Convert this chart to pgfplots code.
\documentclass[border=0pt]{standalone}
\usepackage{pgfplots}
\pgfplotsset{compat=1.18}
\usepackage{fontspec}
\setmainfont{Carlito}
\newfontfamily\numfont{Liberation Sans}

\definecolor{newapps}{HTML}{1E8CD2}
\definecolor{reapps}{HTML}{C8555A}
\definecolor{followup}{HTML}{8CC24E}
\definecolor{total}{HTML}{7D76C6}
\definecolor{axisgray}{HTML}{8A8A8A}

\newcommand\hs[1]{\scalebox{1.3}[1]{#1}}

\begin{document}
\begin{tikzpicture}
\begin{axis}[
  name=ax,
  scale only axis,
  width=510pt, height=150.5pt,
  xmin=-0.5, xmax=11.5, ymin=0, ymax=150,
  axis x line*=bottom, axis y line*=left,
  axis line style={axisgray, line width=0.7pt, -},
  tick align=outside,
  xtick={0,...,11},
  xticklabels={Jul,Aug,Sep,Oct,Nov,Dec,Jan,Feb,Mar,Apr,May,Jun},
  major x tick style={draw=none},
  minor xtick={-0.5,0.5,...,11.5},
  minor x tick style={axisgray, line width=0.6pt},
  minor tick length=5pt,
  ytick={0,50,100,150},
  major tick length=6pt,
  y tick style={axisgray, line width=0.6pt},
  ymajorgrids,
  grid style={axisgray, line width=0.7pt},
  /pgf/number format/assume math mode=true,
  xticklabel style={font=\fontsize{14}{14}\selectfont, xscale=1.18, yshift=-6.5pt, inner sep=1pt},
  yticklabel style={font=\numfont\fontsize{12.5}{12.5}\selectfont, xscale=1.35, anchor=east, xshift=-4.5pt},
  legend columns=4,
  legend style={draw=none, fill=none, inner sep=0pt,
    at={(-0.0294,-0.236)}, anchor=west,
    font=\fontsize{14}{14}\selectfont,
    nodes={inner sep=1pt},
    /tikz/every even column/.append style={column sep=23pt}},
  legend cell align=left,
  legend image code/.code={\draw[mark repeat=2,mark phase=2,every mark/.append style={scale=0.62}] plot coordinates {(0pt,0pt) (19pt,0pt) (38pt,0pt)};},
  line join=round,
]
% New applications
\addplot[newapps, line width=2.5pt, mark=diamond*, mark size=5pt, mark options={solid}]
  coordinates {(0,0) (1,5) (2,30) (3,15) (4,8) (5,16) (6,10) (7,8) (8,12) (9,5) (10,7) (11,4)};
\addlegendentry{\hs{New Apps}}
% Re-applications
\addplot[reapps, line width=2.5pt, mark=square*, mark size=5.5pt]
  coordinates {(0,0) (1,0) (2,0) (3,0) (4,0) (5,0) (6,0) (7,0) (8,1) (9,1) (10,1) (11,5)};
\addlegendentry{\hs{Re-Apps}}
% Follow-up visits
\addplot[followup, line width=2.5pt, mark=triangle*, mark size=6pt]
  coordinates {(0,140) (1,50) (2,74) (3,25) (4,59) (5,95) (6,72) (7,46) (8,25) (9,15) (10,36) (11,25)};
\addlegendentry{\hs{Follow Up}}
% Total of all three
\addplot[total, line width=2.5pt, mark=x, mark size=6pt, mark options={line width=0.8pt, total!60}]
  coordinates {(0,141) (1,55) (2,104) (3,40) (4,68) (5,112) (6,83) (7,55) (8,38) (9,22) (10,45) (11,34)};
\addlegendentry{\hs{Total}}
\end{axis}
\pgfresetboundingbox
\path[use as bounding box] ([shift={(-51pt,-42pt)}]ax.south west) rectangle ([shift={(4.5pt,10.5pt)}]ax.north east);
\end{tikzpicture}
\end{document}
****
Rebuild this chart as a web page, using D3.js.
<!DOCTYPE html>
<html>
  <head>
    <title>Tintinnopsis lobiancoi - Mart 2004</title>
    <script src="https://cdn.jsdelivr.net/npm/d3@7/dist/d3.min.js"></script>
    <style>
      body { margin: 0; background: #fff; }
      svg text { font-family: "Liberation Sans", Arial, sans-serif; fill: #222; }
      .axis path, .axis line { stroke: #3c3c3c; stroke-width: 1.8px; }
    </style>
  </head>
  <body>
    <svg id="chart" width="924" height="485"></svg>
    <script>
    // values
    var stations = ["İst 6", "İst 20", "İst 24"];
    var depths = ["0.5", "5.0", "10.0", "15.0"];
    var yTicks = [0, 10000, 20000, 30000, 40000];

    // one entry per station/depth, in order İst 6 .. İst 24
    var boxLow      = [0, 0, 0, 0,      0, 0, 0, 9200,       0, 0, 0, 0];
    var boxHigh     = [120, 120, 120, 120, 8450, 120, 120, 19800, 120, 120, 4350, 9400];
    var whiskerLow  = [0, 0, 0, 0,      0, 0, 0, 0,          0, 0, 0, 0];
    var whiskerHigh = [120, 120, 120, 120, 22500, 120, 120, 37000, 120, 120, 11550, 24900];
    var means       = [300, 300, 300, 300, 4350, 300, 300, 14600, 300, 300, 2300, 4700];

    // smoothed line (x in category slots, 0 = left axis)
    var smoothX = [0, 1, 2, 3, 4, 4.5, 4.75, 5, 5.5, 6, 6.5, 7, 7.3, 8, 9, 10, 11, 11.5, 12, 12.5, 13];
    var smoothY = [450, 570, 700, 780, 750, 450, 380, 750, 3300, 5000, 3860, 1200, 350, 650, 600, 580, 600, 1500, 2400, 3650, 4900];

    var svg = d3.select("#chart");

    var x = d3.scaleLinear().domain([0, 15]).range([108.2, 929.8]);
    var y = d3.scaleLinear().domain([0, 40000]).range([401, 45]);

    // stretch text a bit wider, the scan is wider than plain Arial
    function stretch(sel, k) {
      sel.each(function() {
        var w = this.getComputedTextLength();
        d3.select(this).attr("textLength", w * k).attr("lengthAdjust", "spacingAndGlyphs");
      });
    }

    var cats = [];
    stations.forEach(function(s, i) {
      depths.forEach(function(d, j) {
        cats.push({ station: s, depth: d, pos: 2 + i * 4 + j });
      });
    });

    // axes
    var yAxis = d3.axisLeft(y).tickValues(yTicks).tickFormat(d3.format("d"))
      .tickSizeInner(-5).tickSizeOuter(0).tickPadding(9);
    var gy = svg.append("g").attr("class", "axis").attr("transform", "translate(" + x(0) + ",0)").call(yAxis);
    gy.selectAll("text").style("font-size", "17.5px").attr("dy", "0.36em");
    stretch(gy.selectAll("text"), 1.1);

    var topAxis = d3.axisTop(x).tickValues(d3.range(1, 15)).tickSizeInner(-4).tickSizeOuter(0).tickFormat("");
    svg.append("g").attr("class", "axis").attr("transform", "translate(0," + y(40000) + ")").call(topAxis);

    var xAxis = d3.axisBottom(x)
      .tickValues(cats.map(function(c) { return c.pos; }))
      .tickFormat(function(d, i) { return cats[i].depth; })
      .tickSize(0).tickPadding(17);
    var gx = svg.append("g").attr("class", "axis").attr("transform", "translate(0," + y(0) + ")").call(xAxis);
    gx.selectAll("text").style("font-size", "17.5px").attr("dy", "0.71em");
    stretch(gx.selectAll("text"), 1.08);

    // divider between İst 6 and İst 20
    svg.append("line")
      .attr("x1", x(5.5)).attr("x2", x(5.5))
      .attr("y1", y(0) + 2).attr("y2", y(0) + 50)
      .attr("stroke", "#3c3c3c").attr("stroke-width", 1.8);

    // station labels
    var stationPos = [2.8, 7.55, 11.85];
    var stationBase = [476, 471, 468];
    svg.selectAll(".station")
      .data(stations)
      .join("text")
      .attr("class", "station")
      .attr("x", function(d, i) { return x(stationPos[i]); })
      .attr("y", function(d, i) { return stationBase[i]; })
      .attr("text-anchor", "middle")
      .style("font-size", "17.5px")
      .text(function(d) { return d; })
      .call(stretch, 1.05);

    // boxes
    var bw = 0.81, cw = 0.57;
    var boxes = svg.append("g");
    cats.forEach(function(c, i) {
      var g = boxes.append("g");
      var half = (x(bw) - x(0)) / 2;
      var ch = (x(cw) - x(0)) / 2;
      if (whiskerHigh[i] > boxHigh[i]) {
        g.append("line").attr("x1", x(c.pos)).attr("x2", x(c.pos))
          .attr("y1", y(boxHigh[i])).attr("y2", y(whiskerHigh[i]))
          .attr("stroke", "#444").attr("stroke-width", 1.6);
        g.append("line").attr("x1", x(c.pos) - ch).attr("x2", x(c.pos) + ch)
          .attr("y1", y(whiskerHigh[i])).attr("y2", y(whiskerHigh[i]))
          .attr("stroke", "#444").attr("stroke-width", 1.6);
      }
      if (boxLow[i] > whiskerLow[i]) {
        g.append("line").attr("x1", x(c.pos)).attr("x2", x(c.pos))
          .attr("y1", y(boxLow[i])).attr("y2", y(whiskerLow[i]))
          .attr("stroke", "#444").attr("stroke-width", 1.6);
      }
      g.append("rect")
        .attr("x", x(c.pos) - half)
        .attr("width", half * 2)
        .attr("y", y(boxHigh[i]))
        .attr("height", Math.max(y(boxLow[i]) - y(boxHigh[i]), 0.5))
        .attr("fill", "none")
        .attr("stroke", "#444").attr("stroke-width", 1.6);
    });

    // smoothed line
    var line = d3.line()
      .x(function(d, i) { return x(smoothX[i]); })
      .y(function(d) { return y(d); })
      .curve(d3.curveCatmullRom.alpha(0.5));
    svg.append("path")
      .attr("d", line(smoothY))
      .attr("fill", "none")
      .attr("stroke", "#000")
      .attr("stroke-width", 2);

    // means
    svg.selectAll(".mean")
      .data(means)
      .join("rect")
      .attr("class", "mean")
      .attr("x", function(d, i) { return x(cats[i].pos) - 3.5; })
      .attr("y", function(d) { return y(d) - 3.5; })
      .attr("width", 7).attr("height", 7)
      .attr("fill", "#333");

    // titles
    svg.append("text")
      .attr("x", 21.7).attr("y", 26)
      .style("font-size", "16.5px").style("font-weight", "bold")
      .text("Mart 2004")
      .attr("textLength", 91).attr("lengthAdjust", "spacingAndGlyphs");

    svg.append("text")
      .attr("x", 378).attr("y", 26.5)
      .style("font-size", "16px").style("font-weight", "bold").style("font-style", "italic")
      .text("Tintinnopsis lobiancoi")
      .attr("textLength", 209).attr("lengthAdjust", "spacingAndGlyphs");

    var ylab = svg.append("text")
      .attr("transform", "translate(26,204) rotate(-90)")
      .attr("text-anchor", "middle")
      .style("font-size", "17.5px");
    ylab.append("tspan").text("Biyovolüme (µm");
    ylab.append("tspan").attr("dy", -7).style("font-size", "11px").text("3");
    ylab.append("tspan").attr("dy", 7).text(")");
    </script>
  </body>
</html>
****
-- PROBLEM DETAILS --
Produce only the lines from the line containing "Rebuild this chart" through the line containing "var y = d3.scaleLinear().domain([0, 40000]).range([401, 45]);", inclusive of both, exactly as they stand in the entries above.

-- OUTPUT OF THE EXERCISE --
Rebuild this chart as a web page, using D3.js.
<!DOCTYPE html>
<html>
  <head>
    <title>Tintinnopsis lobiancoi - Mart 2004</title>
    <script src="https://cdn.jsdelivr.net/npm/d3@7/dist/d3.min.js"></script>
    <style>
      body { margin: 0; background: #fff; }
      svg text { font-family: "Liberation Sans", Arial, sans-serif; fill: #222; }
      .axis path, .axis line { stroke: #3c3c3c; stroke-width: 1.8px; }
    </style>
  </head>
  <body>
    <svg id="chart" width="924" height="485"></svg>
    <script>
    // values
    var stations = ["İst 6", "İst 20", "İst 24"];
    var depths = ["0.5", "5.0", "10.0", "15.0"];
    var yTicks = [0, 10000, 20000, 30000, 40000];

    // one entry per station/depth, in order İst 6 .. İst 24
    var boxLow      = [0, 0, 0, 0,      0, 0, 0, 9200,       0, 0, 0, 0];
    var boxHigh     = [120, 120, 120, 120, 8450, 120, 120, 19800, 120, 120, 4350, 9400];
    var whiskerLow  = [0, 0, 0, 0,      0, 0, 0, 0,          0, 0, 0, 0];
    var whiskerHigh = [120, 120, 120, 120, 22500, 120, 120, 37000, 120, 120, 11550, 24900];
    var means       = [300, 300, 300, 300, 4350, 300, 300, 14600, 300, 300, 2300, 4700];

    // smoothed line (x in category slots, 0 = left axis)
    var smoothX = [0, 1, 2, 3, 4, 4.5, 4.75, 5, 5.5, 6, 6.5, 7, 7.3, 8, 9, 10, 11, 11.5, 12, 12.5, 13];
    var smoothY = [450, 570, 700, 780, 750, 450, 380, 750, 3300, 5000, 3860, 1200, 350, 650, 600, 580, 600, 1500, 2400, 3650, 4900];

    var svg = d3.select("#chart");

    var x = d3.scaleLinear().domain([0, 15]).range([108.2, 929.8]);
    var y = d3.scaleLinear().domain([0, 40000]).range([401, 45]);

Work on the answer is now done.